Well, I kind of meant it...

Here is what I'm saying:

In a laissez faire system, where you have voluntary taxation, I think that it would be reasonable to argue that if one does not contribute financially to the maintenance of the state that they have no say in terms of voting rights - of course, the issue would be so marginal since the state would have such a limited function

Today, I think it is more egregious in that voters have the ability to expropriate the incomes of others. Certainly, no one has the right to do this under any circumstances but it seems even more egregious for those who pay nothing in taxes to have a "vote" in taking other people's money.

Keep in mind, originally, at the time of the founding, many states had property restrictions on voting meaning you had to at least own land to have a vote. The idea was that in a republic, only those who really had a stake in the society should be allowed to vote. Obviously, this went away over time. The situation now is so convoluted it is hard to make this argument. It's easier in the context of a very limited government, i.e., under laissez faire.

interested in your thoughts

I was making this point in a flippant way.

Beth said...

Doug,
Thanks for the clarification.

The most interesting comment I ever read on property requirements and voting rights goes something like this: if you had properly constituted limits on what was open for vote, having the franchise wouldn't that much.
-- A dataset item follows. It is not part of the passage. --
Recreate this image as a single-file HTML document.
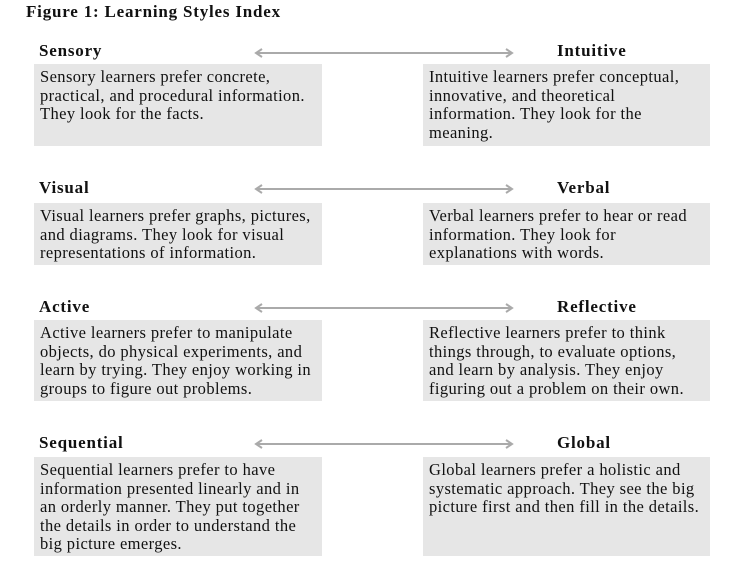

If other people can't deprive you of your freedom or property via votes or laws, voting would primarily (and simply) be about who does the day to day chores of running government. It's because we don't have true equality before the law that special interests are able to co-opt the coercive power of governemnt and use it against us--even against our "inalienable rights" like freedom of commerce and property rights.

That said--I certainly agree no one should be able to vote away another person property. By definition, the wealthiest individuals will always be a minority and thus vulnerable to the majority. The Founders did their best to construct a Constitution that would protect the minority from the majority--but it looks like its still up to us to defend it.

Another idea--how about we all get to vote and we all don't pay taxes?